Task brief - Leave out the pictures and copy the remaining records exactly.

Data entries -
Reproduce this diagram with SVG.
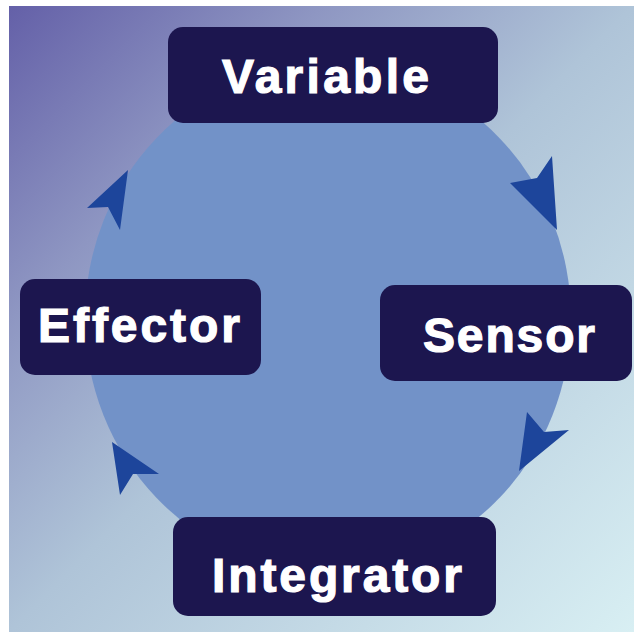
<svg xmlns="http://www.w3.org/2000/svg" width="634" height="632" viewBox="0 0 634 632">
<defs>
<linearGradient id="bg" x1="0" y1="0" x2="1" y2="1">
<stop offset="0" stop-color="#6460a8"/>
<stop offset="0.25" stop-color="#8e96c2"/>
<stop offset="0.5" stop-color="#afc4d8"/>
<stop offset="1" stop-color="#d8eff3"/>
</linearGradient>
<style>
.box{fill:#1c164f;}
.lbl{fill:#ffffff;stroke:#ffffff;stroke-width:1.2;font-family:"Liberation Sans",Arial,sans-serif;font-weight:bold;font-size:48px;}
.arr{fill:#1d459b;}
</style>
</defs>
<rect x="0" y="0" width="634" height="632" fill="#ffffff"/>
<rect x="9" y="6" width="625" height="626" fill="url(#bg)"/>
<ellipse cx="328" cy="318" rx="243" ry="254" fill="#7292c8"/>
<g id="connectors">
<path class="arr" d="M128,170 L87,208 L108,207 L120,230 Z"/>
<path class="arr" d="M557,230 L552,156 L537,178 L510,183 Z"/>
<path class="arr" d="M519,471 L569,430 L544,432 L527,412 Z"/>
<path class="arr" d="M112,442 L120,495 L133,474 L159,474 Z"/>
</g>
<g id="variable">
<rect class="box" x="168" y="27" width="330" height="96" rx="15"/>
<text class="lbl" x="222" y="93" textLength="207" lengthAdjust="spacing">Variable</text>
</g>
<g id="effector">
<rect class="box" x="20" y="279" width="241" height="96" rx="15"/>
<text class="lbl" x="38" y="342" textLength="202" lengthAdjust="spacing">Effector</text>
</g>
<g id="sensor">
<rect class="box" x="380" y="285" width="252" height="96" rx="15"/>
<text class="lbl" x="423" y="352" textLength="172" lengthAdjust="spacing">Sensor</text>
</g>
<g id="integrator">
<rect class="box" x="173" y="517" width="323" height="99" rx="15"/>
<text class="lbl" x="212" y="592" textLength="250" lengthAdjust="spacing">Integrator</text>
</g>
</svg>
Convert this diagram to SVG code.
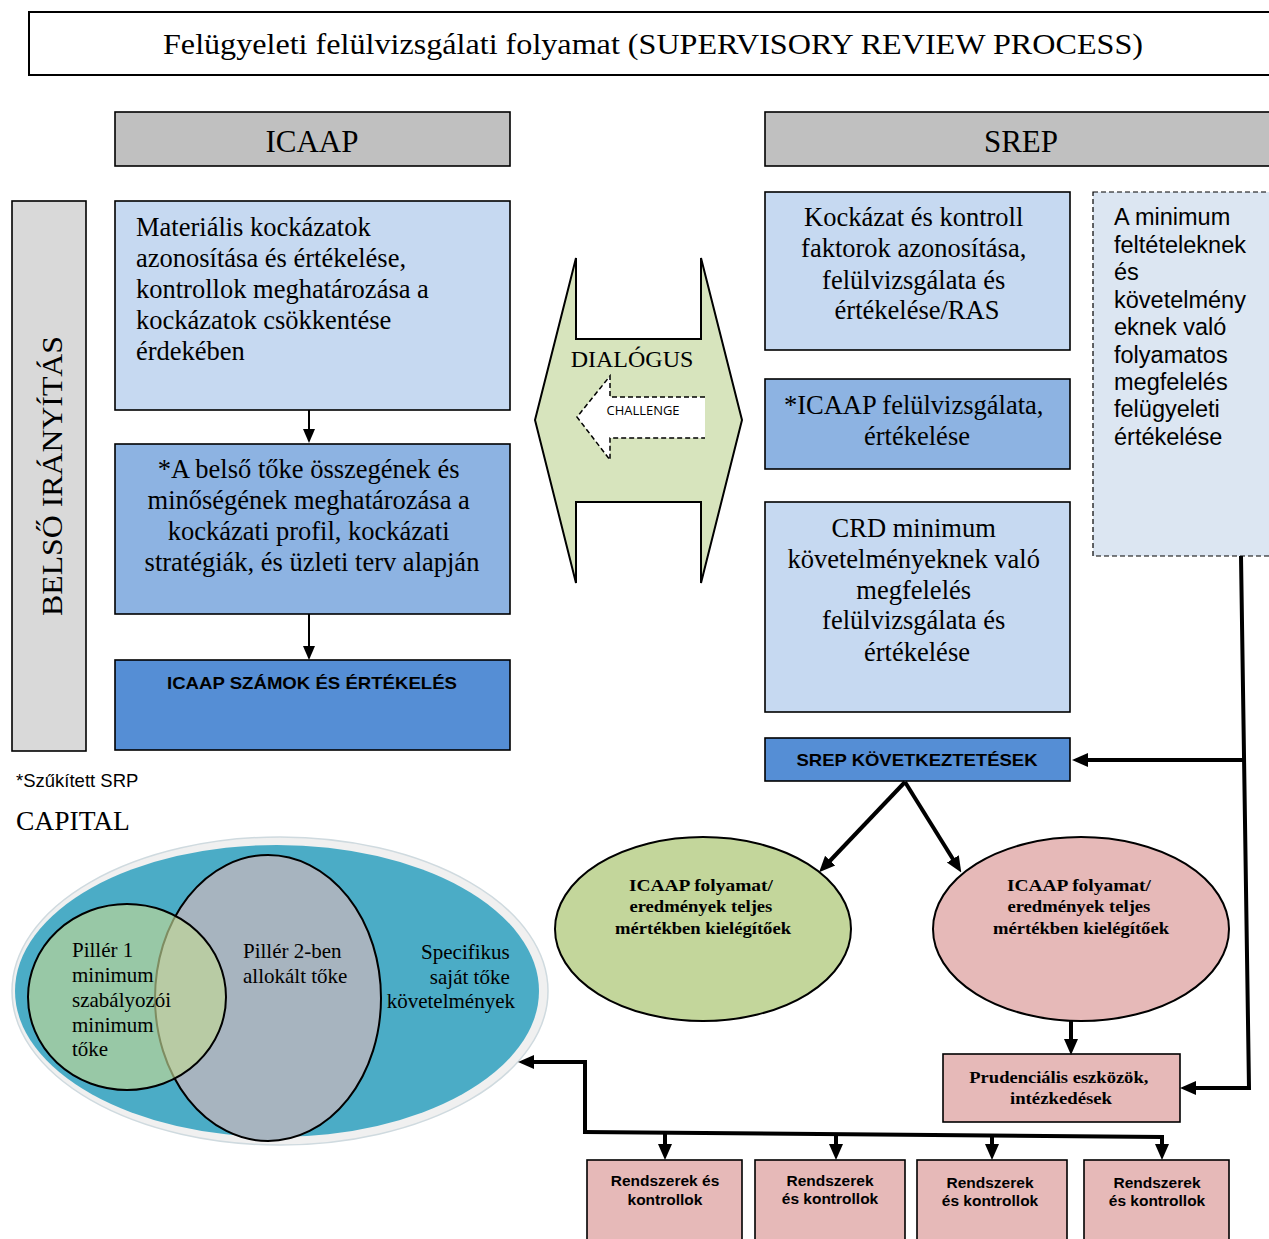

Correct result -
Reproduce this diagram with SVG.
<svg xmlns="http://www.w3.org/2000/svg" width="634" height="632" viewBox="0 0 634 632">
<defs>
<linearGradient id="bg" x1="0" y1="0" x2="1" y2="1">
<stop offset="0" stop-color="#6460a8"/>
<stop offset="0.25" stop-color="#8e96c2"/>
<stop offset="0.5" stop-color="#afc4d8"/>
<stop offset="1" stop-color="#d8eff3"/>
</linearGradient>
<style>
.box{fill:#1c164f;}
.lbl{fill:#ffffff;stroke:#ffffff;stroke-width:1.2;font-family:"Liberation Sans",Arial,sans-serif;font-weight:bold;font-size:48px;}
.arr{fill:#1d459b;}
</style>
</defs>
<rect x="0" y="0" width="634" height="632" fill="#ffffff"/>
<rect x="9" y="6" width="625" height="626" fill="url(#bg)"/>
<ellipse cx="328" cy="318" rx="243" ry="254" fill="#7292c8"/>
<g id="connectors">
<path class="arr" d="M128,170 L87,208 L108,207 L120,230 Z"/>
<path class="arr" d="M557,230 L552,156 L537,178 L510,183 Z"/>
<path class="arr" d="M519,471 L569,430 L544,432 L527,412 Z"/>
<path class="arr" d="M112,442 L120,495 L133,474 L159,474 Z"/>
</g>
<g id="variable">
<rect class="box" x="168" y="27" width="330" height="96" rx="15"/>
<text class="lbl" x="222" y="93" textLength="207" lengthAdjust="spacing">Variable</text>
</g>
<g id="effector">
<rect class="box" x="20" y="279" width="241" height="96" rx="15"/>
<text class="lbl" x="38" y="342" textLength="202" lengthAdjust="spacing">Effector</text>
</g>
<g id="sensor">
<rect class="box" x="380" y="285" width="252" height="96" rx="15"/>
<text class="lbl" x="423" y="352" textLength="172" lengthAdjust="spacing">Sensor</text>
</g>
<g id="integrator">
<rect class="box" x="173" y="517" width="323" height="99" rx="15"/>
<text class="lbl" x="212" y="592" textLength="250" lengthAdjust="spacing">Integrator</text>
</g>
</svg>
Convert this diagram to SVG code.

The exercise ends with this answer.